Six Duchies troops poured into Blue Lake and took ship for the farther side and the Mountain Kingdom on the very days that the Red-Ships were beating their way up the Vin River to Tradeford. Tradeford had never been a fortified city. Although word of the ships’ coming preceded them by fast messenger, the news was greeted with general disdain. What menace were twelve ships of barbarians to such a great city as Tradeford? The City Guard was alerted, and some of the dockside merchants took steps to remove their goods from warehouses close to the water, but the general attitude was that if they did manage to get as far up the river as Tradeford, archers would easily pick off the Raiders before they could do any real damage. The general consensus was that the ships must be bringing some offer of treaty to the King of the Six Duchies. There was much discussion as to how much of the Coastal Duchies they would ask ceded to them, and the possible value of reopening trade with the Outislands themselves, not to mention restoring the trade flow down the Buck River.

This is but one more example of the errors that can be made when one thinks one knows what the enemy desires, and acts upon it. The folk of Tradeford ascribed to the Red-Ships the same desire for prosperity and plenty that they themselves felt. To base their estimation of the Red-Ships on that motive was a grievous mistake.

I don’t think Kettricken had accepted the idea that Verity must die for the dragon to quicken until the actual moment he kissed her goodbye. He kissed her so carefully, his hands and arms held wide of her, his head cocked so that no silver smear would touch her face. For all that, it was a tender kiss, a hungry and lingering one. A moment longer she clung to him. Then he said something softly to her. She immediately put her hands to her lower belly. “How can you be so sure?” she asked him, even as the tears began to course down her cheeks.

“I know,” he said firmly. “And so my first task must be to return you to Jhaampe. You must be kept safe this time.”

“My place is in Buckkeep Castle,” she protested.

I had thought he would argue. But, “You are right. It is. And thither I shall bear you. Farewell, my love.”

Kettricken did not reply. She stood watching him walk away from her, an intense look of incomprehension on her face.

For all the days we had spent striving for this very thing, at the end it seemed rushed and untidy. Kettle paced stiffly by the dragon. She had bid us all farewell with a distracted air. Now she hovered beside the dragon, breathing as if she had just run a race. At every moment, she was touching the dragon, a fingertip caress, a dragging hand. Color rippled in the wake of her touch and lingered, fading slowly.

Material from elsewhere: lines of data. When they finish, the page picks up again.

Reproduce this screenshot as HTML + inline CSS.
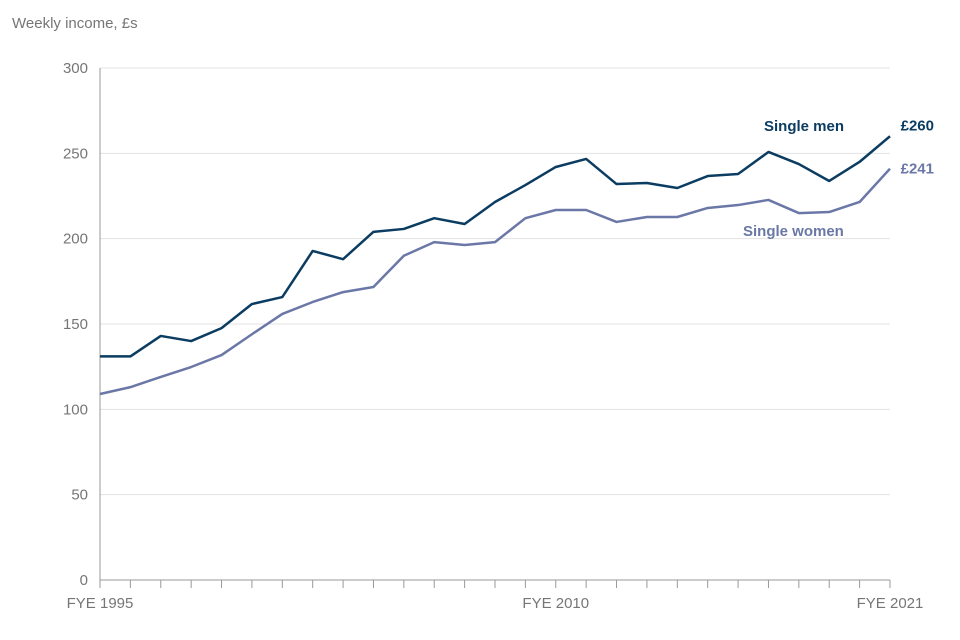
<!DOCTYPE html>
<html><head><meta charset="utf-8"><style>
body{margin:0;background:#fff;font-family:"Liberation Sans",Arial,sans-serif}
svg{display:block}
</style></head><body>
<svg id="chart" width="960" height="640">
<text x="12" y="28" font-size="15" fill="#767676">Weekly income, £s</text>
<g id="grid"></g><g id="ticks"></g><g id="lines"></g>
<text x="764" y="131" font-size="15" font-weight="bold" fill="#0b3c61">Single men</text>
<text x="743" y="236" font-size="15" font-weight="bold" fill="#6b78a7">Single women</text>
</svg>
<script>
const years=[];for(let y=1995;y<=2021;y++)years.push(y);
const men=[131,131,143,140,147.6,161.7,165.8,192.8,188,204,205.7,212,208.6,221.5,231.4,242,246.7,232,232.6,229.7,236.7,237.9,250.8,243.7,233.8,245,260];
const women=[109,113,119,124.8,131.8,144,155.9,162.9,168.7,171.7,190,198,196.3,198,212,216.8,216.8,209.8,212.7,212.7,218,219.7,222.7,215,215.6,221.5,241];
const yTicks=[0,50,100,150,200,250,300];
const xLabels={1995:"FYE 1995",2010:"FYE 2010",2021:"FYE 2021"};
const NS="http://www.w3.org/2000/svg";
const X=y=>100+(y-1995)*(790/26), Y=v=>580-v*(512/300);
function mk(t,a,p){const e=document.createElementNS(NS,t);for(const k in a)e.setAttribute(k,a[k]);p.appendChild(e);return e;}
const grid=document.getElementById('grid'),ticks=document.getElementById('ticks'),lines=document.getElementById('lines');
yTicks.forEach(v=>{
 if(v>0){const g=mk('line',{x1:100,x2:890,y1:Y(v),y2:Y(v),stroke:'#e3e3e3','stroke-width':1},grid);
 
 }
 const t=mk('text',{x:88,y:Y(v)+5,'text-anchor':'end','font-size':15,fill:'#767676'},ticks);t.textContent=v;
 
 
});
const ax=mk('line',{x1:100,x2:100,y1:68,y2:580,stroke:'#999'},ticks);


const bx=mk('line',{x1:100,x2:890,y1:580,y2:580,stroke:'#999'},ticks);


years.forEach(y=>{
 const tk=mk('line',{x1:X(y),x2:X(y),y1:580,y2:588,stroke:'#999'},ticks);
 
 
 if(xLabels[y]){const t=mk('text',{x:X(y),y:608,'text-anchor':'middle','font-size':15,fill:'#767676'},ticks);t.textContent=xLabels[y];
 
 }
});
function series(d,c,name,lab,ly){
 const p=mk('polyline',{points:d.map((v,i)=>X(years[i])+','+Y(v)).join(' '),fill:'none',stroke:c,'stroke-width':2.5,'stroke-linejoin':'round'},lines);
 
 
 const t=mk('text',{x:934,y:Y(d[d.length-1])+ly,'text-anchor':'end','font-size':15,'font-weight':'bold',fill:c},lines);t.textContent=lab;
 
 
}
series(men,'#0b3c61','single-men-line','£'+Math.round(men[men.length-1]),-6);
series(women,'#6b78a7','single-women-line','£'+Math.round(women[women.length-1]),5);
</script>
</body></html>
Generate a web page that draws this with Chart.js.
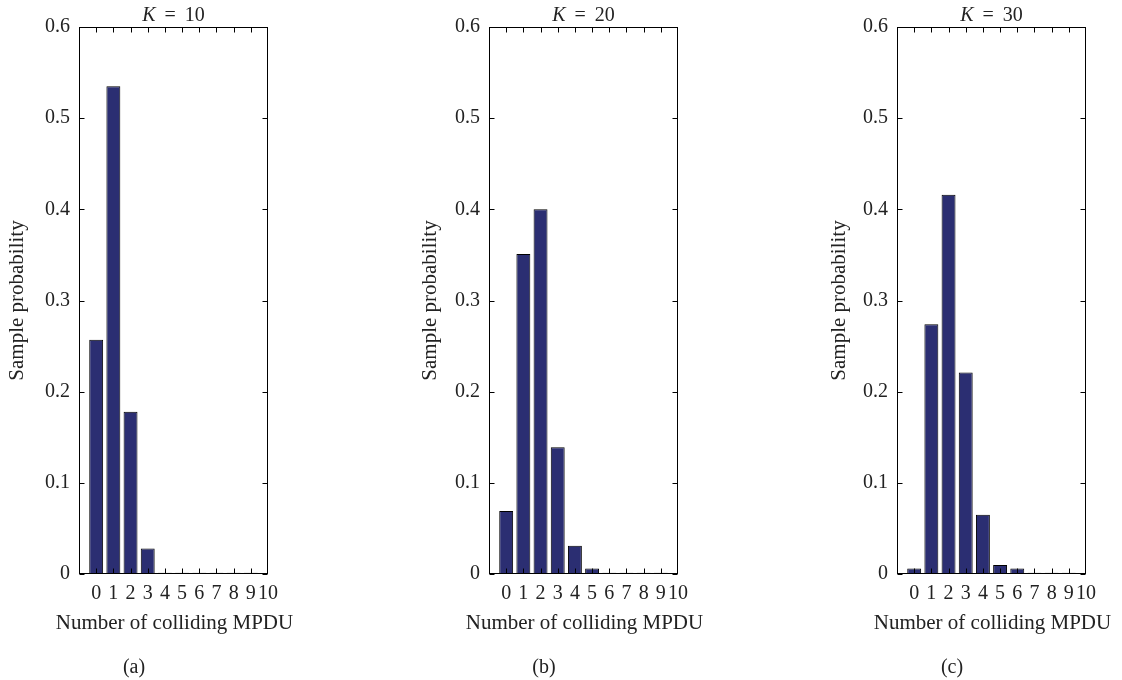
<!DOCTYPE html>
<html>
<head>
<meta charset="utf-8">
<script src="https://cdn.jsdelivr.net/npm/chart.js@4.4.0/dist/chart.umd.min.js"></script>
<style>
body { margin: 0; background: #fff; }
.panel { position: absolute; top: 0; width: 300px; height: 680px; }
</style>
</head>
<body>
<div class="panel" style="left:0px"><canvas id="chartA"></canvas></div>
<div class="panel" style="left:410px"><canvas id="chartB"></canvas></div>
<div class="panel" style="left:818px"><canvas id="chartC"></canvas></div>
<script>
// number of colliding MPDUs (bar positions) and axis tick labels
var collisions = [0, 1, 2, 3, 4, 5, 6, 7, 8, 9];
var xTickLabels = ['0', '1', '2', '3', '4', '5', '6', '7', '8', '9', '10'];
var yTicks = [0, 0.1, 0.2, 0.3, 0.4, 0.5, 0.6];

// sample probabilities
var probK10 = [0.257, 0.535, 0.178, 0.028, 0.0015, 0.0015, 0.0015, 0.0015, 0.0015, 0.0015];
var probK20 = [0.069, 0.351, 0.400, 0.139, 0.031, 0.006, 0.0015, 0.0015, 0.0015, 0.0015];
var probK30 = [0.006, 0.274, 0.416, 0.221, 0.065, 0.010, 0.006, 0.0015, 0.0015, 0.0015];

var kValues = ['10', '20', '30'];
var panelLetters = ['(a)', '(b)', '(c)'];
var xTitle = 'Number of colliding MPDU';
var yTitle = 'Sample probability';

var barColor = '#2b2e72';
var textColor = '#222';
var serif = '"Liberation Serif", "DejaVu Serif", serif';

// box round the plot, inward ticks on all sides, "K = .." title and x title
var framePlugin = {
    id: 'frame',
    afterDatasetsDraw: function (chart, args, opts) {
        var a = chart.chartArea, ctx = chart.ctx;
        var xs = chart.scales.x, ys = chart.scales.y;
        var l = Math.round(a.left) + 0.5, r = Math.round(a.right) - 0.5;
        var t = Math.round(a.top) + 0.5, b = Math.round(a.bottom) - 0.5;
        ctx.save();
        ctx.strokeStyle = '#000';
        ctx.lineWidth = 1;
        ctx.beginPath();
        ys.ticks.forEach(function (tk) {
            var py = Math.round(ys.getPixelForValue(tk.value)) + 0.5;
            ctx.moveTo(l, py); ctx.lineTo(l + 5, py);
            ctx.moveTo(r, py); ctx.lineTo(r - 5, py);
        });
        xs.ticks.forEach(function (tk) {
            if (tk.value < 0 || tk.value >= 10) return;
            var px = Math.round(xs.getPixelForValue(tk.value)) + 0.5;
            ctx.moveTo(px, t); ctx.lineTo(px, t + 5);
            ctx.moveTo(px, b); ctx.lineTo(px, b - 5);
        });
        ctx.stroke();
        ctx.strokeRect(l, t, r - l, b - t);

        var cx = (a.left + a.right) / 2;
        ctx.fillStyle = textColor;
        ctx.textBaseline = 'alphabetic';
        ctx.textAlign = 'left';

        // title with italic K and wide spacing round "="
        var italic = 'italic 20px ' + serif, normal = '20px ' + serif;
        var gap = 9;
        ctx.font = italic;
        var wK = ctx.measureText('K').width;
        ctx.font = normal;
        var wEq = ctx.measureText('=').width;
        var wNum = ctx.measureText(opts.k).width;
        var x0 = cx - (wK + gap + wEq + gap + wNum) / 2;
        ctx.font = italic;
        ctx.fillText('K', x0, 21);
        ctx.font = normal;
        ctx.fillText('=', x0 + wK + gap, 21);
        ctx.fillText(opts.k, x0 + wK + gap + wEq + gap, 21);

        // x axis title (wider than the plot, so not squeezed)
        ctx.font = '21px ' + serif;
        ctx.textAlign = 'center';
        ctx.fillText(xTitle, cx + 1, 629);
        ctx.restore();
    }
};

function makePanel(id, values, k, letter, yTitlePad) {
    var points = collisions.map(function (c, i) { return { x: c, y: values[i] }; });
    new Chart(document.getElementById(id), {
        type: 'bar',
        data: {
            datasets: [{
                data: points,
                backgroundColor: barColor,
                borderColor: '#000',
                borderWidth: 1,
                borderSkipped: false,
                barPercentage: 0.9,
                categoryPercentage: 0.9
            }]
        },
        options: {
            responsive: true,
            maintainAspectRatio: false,
            animation: false,
            layout: { padding: { top: 27, right: 32, left: 0, bottom: 0 } },
            plugins: {
                legend: { display: false },
                tooltip: { enabled: false },
                title: { display: false },
                subtitle: {
                    display: true,
                    position: 'bottom',
                    text: letter,
                    color: textColor,
                    font: { family: serif, size: 20, weight: 'normal' },
                    padding: { top: 0, bottom: 0 }
                },
                frame: { k: k }
            },
            scales: {
                x: {
                    type: 'linear',
                    min: -1,
                    max: 10,
                    offset: false,
                    grid: { display: false, drawTicks: false, offset: false },
                    border: { display: false },
                    ticks: {
                        stepSize: 1,
                        autoSkip: false,
                        maxRotation: 0,
                        padding: 8,
                        color: textColor,
                        font: { family: serif, size: 20 },
                        callback: function (v) { return v >= 0 ? xTickLabels[v] : ''; }
                    },
                    title: { display: false },
                    afterFit: function (s) { s.height = 82; }
                },
                y: {
                    min: 0,
                    max: 0.6,
                    grid: { display: false, drawTicks: false },
                    border: { display: false },
                    afterBuildTicks: function (s) { s.ticks = yTicks.map(function (v) { return { value: v }; }); },
                    ticks: {
                        padding: 9,
                        color: textColor,
                        font: { family: serif, size: 20 }
                    },
                    title: {
                        display: true,
                        text: yTitle,
                        color: textColor,
                        font: { family: serif, size: 21 },
                        padding: { top: yTitlePad, bottom: 0 }
                    },
                    afterFit: function (s) { s.width = 79; }
                }
            }
        },
        plugins: [framePlugin]
    });
}

makePanel('chartA', probK10, kValues[0], panelLetters[0], 5);
makePanel('chartB', probK20, kValues[1], panelLetters[1], 8);
makePanel('chartC', probK30, kValues[2], panelLetters[2], 9);
</script>
</body>
</html>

Verity took more care with his goodbyes. To Starling, he admonished, “Care for my lady. Sing your songs well and true, and let no man ever doubt the child she carries is mine. With that truth I charge you, minstrel.”

“I shall do my best, my king,” Starling replied gravely. She went to stand beside Kettricken. She was to accompany the queen on the dragon’s broad back. She kept wiping her damp palms down the front of her tunic and checking to make sure the pack that carried her harp was secure to her back. She gave me a nervous smile. Neither of us needed more farewell than that.

There had been some furor about my decision to stay. “Regal’s troops draw nearer with every passing moment,” Verity reminded me yet again.

“Then you should hurry, so I will not be in this quarry when they arrive,” I reminded him.

He frowned at that. “If I see any of Regal’s troops upon the road, I shall see they do not get this far,” he offered me.

“Take no risks with my queen,” I reminded him.

Nighteyes was my excuse to stay. He had no wish to ride upon a dragon. I would not leave him. I am sure Verity knew the real reasons. I did not think I should return to Buck. I had already made Starling promise me that there would be no mention of me in song. It had not been an easy promise to wring from a minstrel. But I had insisted. I never wanted either Burrich or Molly to know that I yet lived. “In this, dear friend, you have been Sacrifice,” Kettricken had told me quietly. She could offer me no greater compliment. I knew no word of me would ever pass her lips.